(Exercise objective) State only the number of lines that include "with".

══ Information shown ══

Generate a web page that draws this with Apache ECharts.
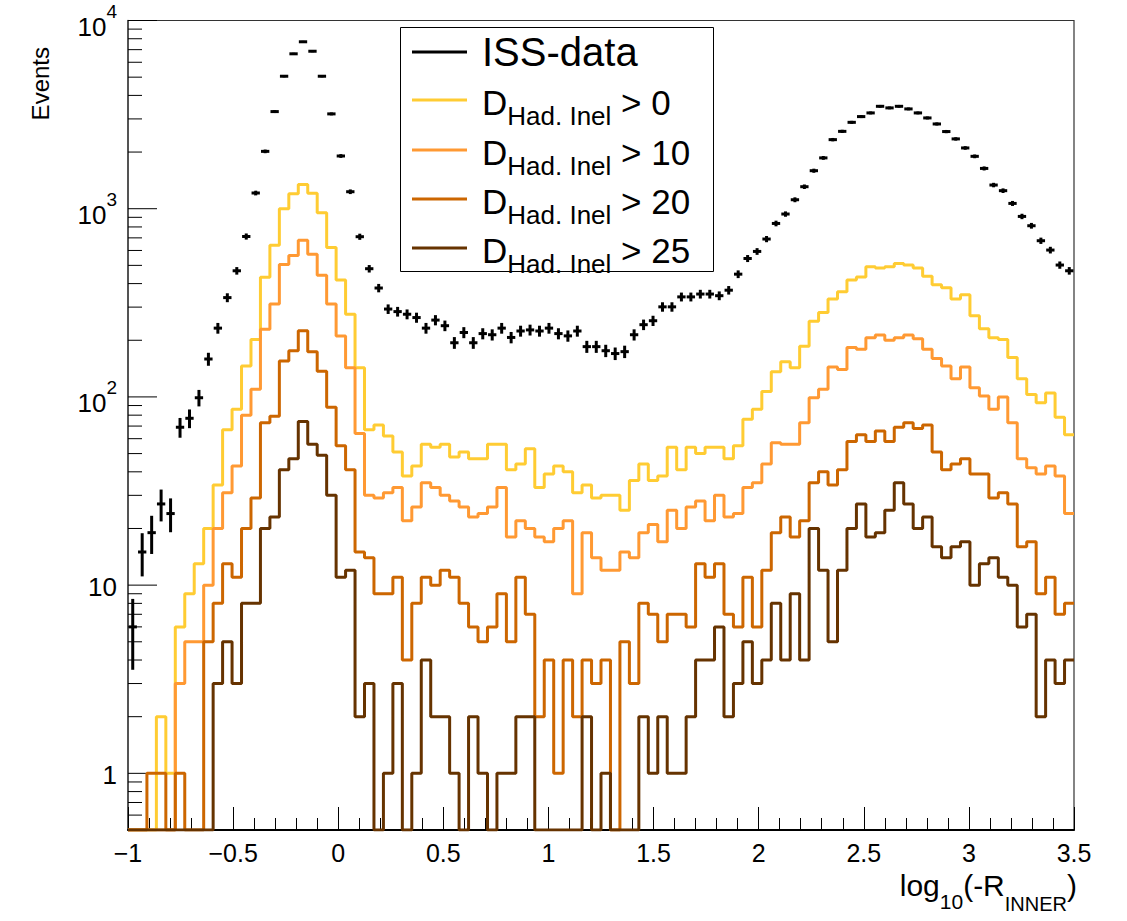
<!DOCTYPE html>
<html><head><meta charset="utf-8">
<script src="https://cdn.jsdelivr.net/npm/echarts@6/dist/echarts.min.js"></script>
<style>html,body{margin:0;padding:0;background:#fff}#c{width:1127px;height:921px}</style>
</head><body><div id="c"></div>
<script>
// ---- axis range / binning ----
const xMin = -1, xMax = 3.5, nBins = 100;
const yMin = 0.5, yMax = 10000;

// ---- data (counts per bin, 100 bins of width 0.045 from -1 to 3.5) ----
const issData = [6,15,19,27,24,69,77,99,159,232,
  337,468,712,1212,2017,3281,5057,6653,7708,6866,
  5057,3190,1906,1231,710,480,379,293,284,275,
  264,232,256,239,194,220,194,217,214,232,
  207,224,227,224,232,217,211,224,185,185,
  176,170,174,214,242,254,301,301,340,340,
  352,352,345,369,449,544,593,690,835,937,
  1116,1309,1592,1862,2328,2576,2877,3086,3228,3500,
  3433,3500,3390,3228,3036,2820,2570,2349,2103,1898,
  1637,1336,1247,1067,910,812,676,603,502,468];
const dHad0 = [0,0,0,2,1,6,9,13,20,34,
  67,86,146,202,432,640,1000,1200,1345,1210,
  953,622,418,275,143,67,71,62,51,38,
  43,56,54,56,48,51,47,47,56,56,
  41,44,53,33,39,43,40,31,34,29,
  30,30,25,36,44,36,38,54,41,54,
  50,54,54,47,55,76,86,107,136,154,
  143,186,252,281,331,362,418,434,492,484,
  492,511,503,484,438,394,380,331,349,270,
  230,206,202,162,125,103,93,105,78,63];
const dHad10 = [0,0,0,0,0,3,5,5,10,20,
  31,43,80,110,229,312,505,565,680,573,
  443,312,211,143,64,30,29,31,33,22,
  26,35,33,30,28,26,23,24,26,33,
  18,22,20,18,17,20,22,9,19,14,
  12,12,15,14,19,21,17,25,20,26,
  28,22,30,23,24,33,35,44,57,56,
  56,73,99,110,144,140,183,179,206,213,
  200,206,213,204,179,160,146,125,144,112,
  101,86,100,73,47,42,39,43,38,24];
const dHad20 = [0,0,1,1,0,1,0,0,5,8,
  13,11,20,29,73,79,155,176,225,174,
  137,88,55,41,15,14,9,9,11,4,
  8,11,10,12,11,8,6,5,6,9,
  5,11,7,2,4,1,4,2,4,3,
  4,0,5,3,8,7,5,7,7,6,
  13,11,13,7,6,11,6,12,19,23,
  18,22,35,40,34,41,58,63,58,66,
  58,69,73,68,71,51,41,44,47,39,
  39,29,31,27,16,17,9,11,7,8];
const dHad25 = [0,0,0,0,0,0,0,0,0,3,
  5,3,8,8,20,23,41,47,74,56,
  49,30,11,12,2,3,0,1,3,0,
  1,4,2,2,1,0,2,1,0,1,
  1,2,2,0,0,0,0,0,2,0,
  1,0,0,0,2,1,2,1,1,2,
  4,4,6,2,3,5,3,4,8,4,
  9,4,20,12,5,12,20,27,18,19,
  25,35,27,20,23,16,14,16,17,10,
  13,14,11,10,6,7,2,4,3,4];

const histNames = ['> 0', '> 10', '> 20', '> 25'];
const histColors = ['#ffcc33', '#ff9933', '#cc6600', '#663300'];
const histValues = [dHad0, dHad10, dHad20, dHad25];
const dataColor = '#000000';

const FONT = '"Liberation Sans", Arial, Helvetica, sans-serif';
const binW = (xMax - xMin) / nBins;

function stepData(vals) {
  const out = [];
  for (let i = 0; i < vals.length; i++) out.push([xMin + i * binW, vals[i] > 0 ? vals[i] : yMin]);
  const last = vals[vals.length - 1];
  out.push([xMin + vals.length * binW, last > 0 ? last : yMin]);
  return out;
}

// y-axis tick values (log decades with 2..9 minors)
const yTicks = [];
for (let e = -1; e <= 4; e++) {
  for (let m = 1; m <= 9; m++) {
    const v = m * Math.pow(10, e);
    if (v > yMin * 1.0001 && v <= yMax * 1.0001) yTicks.push([xMin, v, m === 1 ? 1 : 0]);
  }
}

const series = [];
histValues.forEach((vals, k) => {
  series.push({
    type: 'line', name: 'D' + histNames[k], data: stepData(vals), step: 'end',
    symbol: 'none', lineStyle: { color: histColors[k], width: 3 }, z: 3 + k,
    animation: false
  });
});
series.push({
  type: 'custom', name: 'ISS-data', z: 10, animation: false,
  data: issData.map((n, i) => [xMin + (i + 0.5) * binW, n]),
  renderItem(params, api) {
    const c = api.value(0), n = api.value(1);
    if (!(n > 0)) return null;
    const p = api.coord([c, n]);
    const l = api.coord([c - binW * 0.44, n]);
    const r = api.coord([c + binW * 0.44, n]);
    const s = Math.sqrt(n);
    const lo = api.coord([c, Math.max(n - s, yMin * 0.8)]);
    const hi = api.coord([c, n + s]);
    return { type: 'group', children: [
      { type: 'line', shape: { x1: l[0], y1: p[1], x2: r[0], y2: p[1] }, style: { stroke: dataColor, lineWidth: 3 } },
      { type: 'line', shape: { x1: p[0], y1: lo[1], x2: p[0], y2: hi[1] }, style: { stroke: dataColor, lineWidth: 3 } }
    ]};
  }
});
// y-axis ticks (major + minor) drawn through the log axis
series.push({
  type: 'custom', name: 'yticks', z: 2, silent: true, animation: false, clip: false,
  data: yTicks,
  renderItem(params, api) {
    const p = api.coord([api.value(0), api.value(1)]);
    const len = api.value(2) ? 29 : 14;
    return { type: 'line', shape: { x1: p[0], y1: p[1], x2: p[0] + len, y2: p[1] }, style: { stroke: '#000', lineWidth: 1 } };
  }
});

const option = {
  backgroundColor: '#fff',
  animation: false,
  grid: { left: 128, right: 53, top: 20, bottom: 91, show: true, borderColor: '#333', borderWidth: 1.2, backgroundColor: 'transparent' },
  xAxis: {
    type: 'value', min: xMin, max: xMax, interval: 0.5,
    axisLine: { onZero: false, lineStyle: { color: '#000', width: 2 } },
    axisTick: { inside: true, length: 23, lineStyle: { color: '#000', width: 1 } },
    minorTick: { show: true, splitNumber: 5, length: 12, lineStyle: { color: '#000', width: 1 } },
    splitLine: { show: false },
    axisLabel: {
      margin: 10, fontSize: 25, color: '#000', fontFamily: FONT,
      formatter: v => (v < 0 ? '\u2212' + Math.abs(v) : String(v))
    }
  },
  yAxis: {
    type: 'log', logBase: 10, min: yMin, max: yMax,
    axisLine: { show: true, onZero: false, lineStyle: { color: '#444', width: 1.5 } },
    axisTick: { show: false },
    splitLine: { show: false },
    axisLabel: {
      margin: 11, color: '#000', fontFamily: FONT,
      formatter: v => {
        const e = Math.round(Math.log10(v));
        if (Math.abs(v - Math.pow(10, e)) > 1e-6 * Math.pow(10, e)) return '';
        if (e === 0) return '{p|1}';
        if (e === 1) return '{p|10}';
        return '{b|10}{s|' + e + '}';
      },
      rich: {
        p: { fontSize: 26, fontFamily: FONT, color: '#000', padding: [4, 0, 0, 0] },
        b: { fontSize: 26, fontFamily: FONT, color: '#000', lineHeight: 28, padding: [12, 0, 0, 0] },
        s: { fontSize: 19, fontFamily: FONT, color: '#000', lineHeight: 18, padding: [2, 0, 20, 0] }
      }
    }
  },
  series: series,
  graphic: [
    { type: 'text', x: 40, y: 47, rotation: Math.PI / 2,
      style: { text: 'Events', font: '24px ' + FONT, fill: '#000', align: 'right', verticalAlign: 'middle' } },
    { type: 'text', x: 1077, y: 892,
      style: { text: '{m|log}{s|10}{m|(-R}{t|INNER}{m|)}', align: 'right', verticalAlign: 'middle',
        rich: {
          m: { fontSize: 30, fontFamily: FONT, fill: '#000', lineHeight: 30, padding: [0, 0, 14, 0] },
          s: { fontSize: 21, fontFamily: FONT, fill: '#000', lineHeight: 22, padding: [20, 0, 2, 0] },
          t: { fontSize: 20, fontFamily: FONT, fill: '#000', lineHeight: 20, padding: [24, 0, 0, 0] }
        } } },
    // legend
    { type: 'rect', z: 20, shape: { x: 400.5, y: 27.5, width: 313, height: 244 }, style: { fill: '#fff', stroke: '#000', lineWidth: 1 } },
    { type: 'line', z: 21, shape: { x1: 412, y1: 52, x2: 467, y2: 52 }, style: { stroke: dataColor, lineWidth: 3 } },
    { type: 'text', z: 21, x: 482, y: 52, style: { text: 'ISS-data', font: '40px ' + FONT, fill: '#000', verticalAlign: 'middle' } }
  ].concat(histNames.flatMap((nm, k) => {
    const yy = [100, 150, 199, 248][k];
    return [
      { type: 'line', z: 21, shape: { x1: 412, y1: yy, x2: 467, y2: yy }, style: { stroke: histColors[k], lineWidth: 3 } },
      { type: 'text', z: 21, x: 482, y: yy + 7, style: {
        text: '{m|D}{s|Had. Inel}{m| ' + nm + '}', verticalAlign: 'middle',
        rich: {
          m: { fontSize: 35, fontFamily: FONT, fill: '#000', lineHeight: 34, padding: [0, 0, 10, 0] },
          s: { fontSize: 26, fontFamily: FONT, fill: '#000', lineHeight: 26, padding: [18, 0, 0, 0] }
        } } }
    ];
  }))
};

const chart = echarts.init(document.getElementById('c'), null, { renderer: 'svg', width: 1127, height: 921 });
chart.setOption(option);
</script>
</body></html>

═══

(Exercise result) 2